President Joe Biden announced Thursday that hundreds of thousands of immigrants brought to the U.S. illegally as children will be able to apply for Medicaid and the Affordable Care Act’s health insurance exchanges.
The action will allow participants in the Obama-era Deferred Action for Childhood Arrivals program, or DACA, to access government-funded health insurance programs.
“They’re American in every way except for on paper,” Biden said in a video released on his Twitter page. “We need to give Dreamers the opportunities and support they deserve.”
The action is likely to generate significant pushback from conservative leaders of states that have been reluctant to expand Medicaid and critical of the Biden administration’s response to migrants who enter the U.S. illegally. While the federal government provides funding and guidelines for Medicaid, the program is administered by the states.
Then-President Barack Obama launched the 2012 DACA initiative to shield from deportation immigrants who were brought to the U.S. illegally by their parents as children and to allow them to work legally in the country.

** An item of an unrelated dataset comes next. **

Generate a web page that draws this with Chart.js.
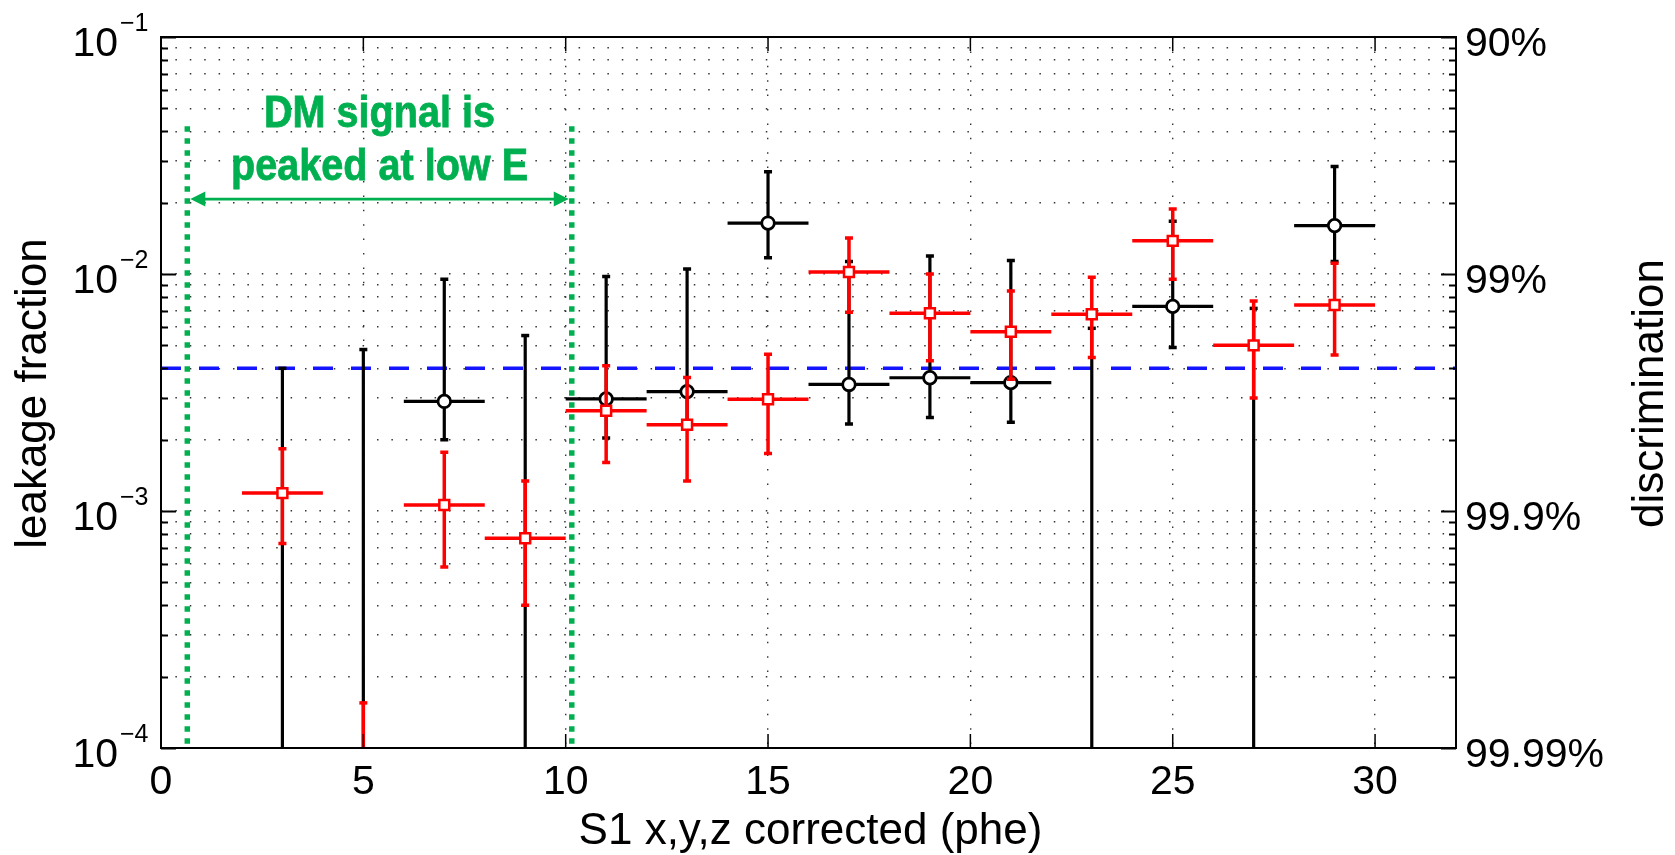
<!DOCTYPE html>
<html lang="en">
<head>
  <meta charset="UTF-8">
  <title>leakage fraction vs S1</title>
  <style>
    body { margin: 0; padding: 0; background: #fff; }
    .wrap { width: 1675px; height: 855px; position: relative; }
  </style>
</head>
<body>
  <div class="wrap"><canvas id="chart"></canvas></div>

  <script src="https://cdn.jsdelivr.net/npm/chart.js"></script>
  <script>
    // bin centres (phe) and half-width of every bin
    const binCenters = [3, 5, 7, 9, 11, 13, 15, 17, 19, 21, 23, 25, 27, 29];
    const binHalfWidth = 1;

    // black circles: value (null = no leakage seen), upper and lower bar ends (0 = off scale)
    const blackVal = [null, null, 2.9e-3, null, 2.97e-3, 3.19e-3, 1.64e-2, 3.42e-3, 3.65e-3, 3.48e-3, null, 7.3e-3, null, 1.6e-2];
    const blackHi  = [4.0e-3, 4.8e-3, 9.5e-3, 5.5e-3, 9.75e-3, 1.05e-2, 2.7e-2, 1.13e-2, 1.19e-2, 1.14e-2, 5.9e-3, 1.67e-2, 7.16e-3, 2.84e-2];
    const blackLo  = [0, 0, 2.0e-3, 0, 2.03e-3, 2.3e-3, 1.17e-2, 2.33e-3, 2.48e-3, 2.37e-3, 0, 4.9e-3, 0, 1.13e-2];

    // red squares
    const redVal = [1.19e-3, null, 1.06e-3, 7.67e-4, 2.65e-3, 2.31e-3, 2.96e-3, 1.02e-2, 6.83e-3, 5.71e-3, 6.76e-3, 1.38e-2, 5.0e-3, 7.4e-3];
    const redHi  = [1.83e-3, 1.55e-4, 1.77e-3, 1.34e-3, 4.1e-3, 3.66e-3, 4.58e-3, 1.42e-2, 1.0e-2, 8.48e-3, 9.7e-3, 1.88e-2, 7.7e-3, 1.11e-2];
    const redLo  = [7.3e-4, 0, 5.8e-4, 4.0e-4, 1.6e-3, 1.34e-3, 1.75e-3, 6.9e-3, 4.3e-3, 3.6e-3, 4.44e-3, 9.5e-3, 3.0e-3, 4.55e-3];

    // dashed reference level
    const cutLevel = 4e-3;

    // DM region annotation
    const dmRange = [0.65, 10.15];
    const dmTop = 0.042;
    const dmArrowY = 0.0207;
    const dmText = ['DM signal is', 'peaked at low E'];
    const dmTextY = [0.0419, 0.0249];

    // axes
    const xMin = 0, xMax = 32;
    const xTicks = [0, 5, 10, 15, 20, 25, 30];
    const yMajor = [1e-4, 1e-3, 1e-2, 1e-1];
    const discrimLabels = ['99.99%', '99.9%', '99%', '90%'];
    const xTitle = 'S1 x,y,z corrected (phe)';
    const yTitle = 'leakage fraction';
    const y2Title = 'discrimination';

    const FONT = '"Liberation Sans", Arial, Helvetica, sans-serif';
    const dotColor = 'rgba(30,30,30,0.9)';

    // minor ticks 2..9 inside each decade
    const yTicks = [];
    yMajor.forEach((m, i) => {
      yTicks.push(m);
      if (i < yMajor.length - 1) for (let k = 2; k <= 9; k++) yTicks.push(k * m);
    });

    const pts = (vals) => binCenters.map((c, i) => ({ x: c, y: vals[i] })).filter(p => p.y != null);

    // error bars drawn just before the markers of each dataset
    const errorBars = {
      id: 'errorBars',
      beforeDatasetDraw(chart, args) {
        const ds = chart.data.datasets[args.index];
        if (!ds.err) return;
        const { ctx, chartArea: a, scales: { x, y } } = chart;
        const e = ds.err;
        ctx.save();
        ctx.beginPath();
        ctx.rect(a.left, a.top, a.right - a.left, a.bottom - a.top);
        ctx.clip();
        ctx.strokeStyle = ds.borderColor;
        ctx.lineCap = 'butt';
        binCenters.forEach((c, i) => {
          const px = x.getPixelForValue(c);
          const top = y.getPixelForValue(e.hi[i]);
          const bot = e.lo[i] > 0 ? y.getPixelForValue(e.lo[i]) : a.bottom + 5;
          ctx.lineWidth = e.width;
          ctx.beginPath();
          ctx.moveTo(px, top); ctx.lineTo(px, bot);
          if (e.val[i] != null) {
            const py = y.getPixelForValue(e.val[i]);
            ctx.moveTo(x.getPixelForValue(c - binHalfWidth), py);
            ctx.lineTo(x.getPixelForValue(c + binHalfWidth), py);
          }
          ctx.stroke();
          // caps
          ctx.lineWidth = 3.5;
          ctx.beginPath();
          ctx.moveTo(px - 4, top); ctx.lineTo(px + 4, top);
          if (e.lo[i] > 0) { ctx.moveTo(px - 4, bot); ctx.lineTo(px + 4, bot); }
          ctx.stroke();
        });
        ctx.restore();
      }
    };

    // box, inside ticks, titles, tick labels, annotation
    const decorations = {
      id: 'decorations',
      afterDatasetsDraw(chart) {
        const { ctx, chartArea: a, scales: { x, y } } = chart;
        ctx.save();

        // frame
        ctx.strokeStyle = '#000';
        ctx.lineWidth = 2;
        ctx.strokeRect(a.left, a.top, a.right - a.left, a.bottom - a.top);

        // y ticks both sides
        ctx.lineWidth = 2;
        ctx.beginPath();
        yTicks.forEach(v => {
          const py = Math.round(y.getPixelForValue(v)) + 0.5;
          const len = yMajor.includes(v) ? 15 : 7;
          ctx.moveTo(a.left, py); ctx.lineTo(a.left + len, py);
          ctx.moveTo(a.right, py); ctx.lineTo(a.right - len, py);
        });
        ctx.stroke();

        // x ticks top and bottom
        ctx.lineWidth = 1.5;
        ctx.beginPath();
        xTicks.forEach(v => {
          const px = x.getPixelForValue(v);
          ctx.moveTo(px, a.bottom); ctx.lineTo(px, a.bottom - 14);
          ctx.moveTo(px, a.top); ctx.lineTo(px, a.top + 14);
        });
        ctx.stroke();

        // green arrow + text
        const gx1 = x.getPixelForValue(dmRange[0]);
        const gx2 = x.getPixelForValue(dmRange[1]);
        const gy = y.getPixelForValue(dmArrowY);
        ctx.strokeStyle = '#00b050';
        ctx.fillStyle = '#00b050';
        ctx.lineWidth = 2.8;
        ctx.beginPath();
        ctx.moveTo(gx1 + 10, gy); ctx.lineTo(gx2 - 10, gy);
        ctx.stroke();
        ctx.beginPath();
        ctx.moveTo(gx1 + 3, gy); ctx.lineTo(gx1 + 18, gy - 7.5); ctx.lineTo(gx1 + 18, gy + 7.5); ctx.closePath();
        ctx.moveTo(gx2 - 3, gy); ctx.lineTo(gx2 - 18, gy - 7.5); ctx.lineTo(gx2 - 18, gy + 7.5); ctx.closePath();
        ctx.fill();

        const cx = (gx1 + gx2) / 2;
        ctx.font = 'bold 45px ' + FONT;
        ctx.textAlign = 'center';
        ctx.textBaseline = 'alphabetic';
        ctx.lineWidth = 0.8;
        dmText.forEach((t, i) => {
          ctx.save();
          ctx.translate(cx, y.getPixelForValue(dmTextY[i]));
          ctx.scale(0.88, 1);
          ctx.fillText(t, 0, 0);
          ctx.strokeText(t, 0, 0);
          ctx.restore();
        });
        ctx.restore();
      },
      afterDraw(chart) {
        const { ctx, chartArea: a, scales: { y } } = chart;
        ctx.save();
        ctx.fillStyle = '#000';

        // left tick labels 10^n and right discrimination labels
        yMajor.forEach((v, i) => {
          const py = y.getPixelForValue(v);
          const n = Math.round(Math.log10(v));
          ctx.font = '41px ' + FONT;
          ctx.textAlign = 'right';
          ctx.textBaseline = 'alphabetic';
          ctx.fillText('10', a.left - 43, py + 19);
          ctx.textAlign = 'left';
          ctx.fillText(discrimLabels[i], a.right + 9, py + 18.5);
          ctx.font = '25px ' + FONT;
          ctx.fillText('\u2212' + Math.abs(n), a.left - 41, py - 6.5);
        });

        // axis titles
        ctx.font = '44px ' + FONT;
        ctx.textAlign = 'center';
        ctx.textBaseline = 'alphabetic';
        const midY = (a.top + a.bottom) / 2 + 1;
        ctx.fillText(xTitle, (a.left + a.right) / 2 + 2, a.bottom + 96);

        ctx.save();
        ctx.translate(a.left - 115, midY);
        ctx.rotate(-Math.PI / 2);
        ctx.fillText(yTitle, 0, 0);
        ctx.restore();

        ctx.save();
        ctx.translate(a.right + 207, midY);
        ctx.rotate(-Math.PI / 2);
        ctx.fillText(y2Title, 0, 0);
        ctx.restore();

        ctx.restore();
      }
    };

    const dotted = { color: dotColor, lineWidth: 1.4, drawTicks: false };

    new Chart(document.getElementById('chart'), {
      type: 'scatter',
      data: {
        datasets: [
          {
            label: 'red',
            data: pts(redVal),
            err: { val: redVal, hi: redHi, lo: redLo, width: 3.5 },
            pointStyle: 'rect',
            pointRadius: 7,
            pointBorderWidth: 2.5,
            borderColor: '#ff0000',
            backgroundColor: '#ffffff',
            showLine: false,
            order: 1
          },
          {
            label: 'black',
            data: pts(blackVal),
            err: { val: blackVal, hi: blackHi, lo: blackLo, width: 3.2 },
            pointStyle: 'circle',
            pointRadius: 6.3,
            pointBorderWidth: 2.8,
            borderColor: '#000000',
            backgroundColor: '#ffffff',
            showLine: false,
            order: 2
          },
          {
            label: 'cut',
            type: 'line',
            data: [{ x: xMin, y: cutLevel }, { x: xMax, y: cutLevel }],
            borderColor: '#1414ff',
            borderWidth: 3.5,
            borderDash: [20, 18],
            pointRadius: 0,
            order: 3
          },
          {
            label: 'dm-left',
            type: 'line',
            data: [{ x: dmRange[0], y: dmTop }, { x: dmRange[0], y: yMajor[0] }],
            borderColor: '#00b050',
            borderWidth: 5.5,
            borderDash: [5.5, 6.5],
            pointRadius: 0,
            order: 4
          },
          {
            label: 'dm-right',
            type: 'line',
            data: [{ x: dmRange[1], y: dmTop }, { x: dmRange[1], y: yMajor[0] }],
            borderColor: '#00b050',
            borderWidth: 5.5,
            borderDash: [5.5, 6.5],
            pointRadius: 0,
            order: 4
          }
        ]
      },
      options: {
        responsive: true,
        maintainAspectRatio: false,
        animation: false,
        layout: { padding: { top: 37, left: 0, right: 0, bottom: 0 } },
        plugins: { legend: { display: false }, tooltip: { enabled: false } },
        scales: {
          x: {
            type: 'linear',
            position: 'bottom',
            min: xMin,
            max: xMax,
            afterBuildTicks: s => { s.ticks = xTicks.map(v => ({ value: v })); },
            afterFit: s => { s.height = 107; },
            ticks: { font: { size: 41, family: FONT }, color: '#000', padding: 10, maxRotation: 0, autoSkip: false },
            grid: dotted,
            border: { display: false, dash: [1.5, 12.9] }
          },
          y: {
            type: 'logarithmic',
            position: 'left',
            min: yMajor[0],
            max: yMajor[yMajor.length - 1],
            afterBuildTicks: s => { s.ticks = yTicks.map(v => ({ value: v })); },
            afterFit: s => { s.width = 161; },
            ticks: { display: false },
            grid: dotted,
            border: { display: false, dash: [1.5, 12.9] }
          },
          y2: {
            type: 'logarithmic',
            position: 'right',
            min: yMajor[0],
            max: yMajor[yMajor.length - 1],
            afterBuildTicks: s => { s.ticks = yMajor.map(v => ({ value: v })); },
            afterFit: s => { s.width = 219; },
            ticks: { display: false },
            grid: { drawOnChartArea: false, drawTicks: false },
            border: { display: false }
          }
        }
      },
      plugins: [errorBars, decorations]
    });
  </script>
</body>
</html>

However, the immigrants, known as “Dreamers,” were still ineligible for government-subsidized health insurance programs because they did not meet the definition of having a “lawful presence” in the U.S. Biden’s Department of Health and Human Services will aim to change that by the end of the month.
The White House action comes as the DACA program is in legal peril and the number of people eligible is shrinking.
An estimated 580,000 people were still enrolled in DACA at the end of last year, according to U.S. Citizenship and Immigration Services. That number is down from previous years. Court orders currently prevent the U.S. Department of Homeland Security from processing new applications. The DACA program has been mired in legal challenges for years, while Congress has been unable to reach a consensus on broader immigration reforms.
DACA recipients can work legally and must pay taxes, but they don’t have full legal status and are denied many benefits, including access to federally funded health insurance, available to U.S. citizens and foreigners living in the U.S.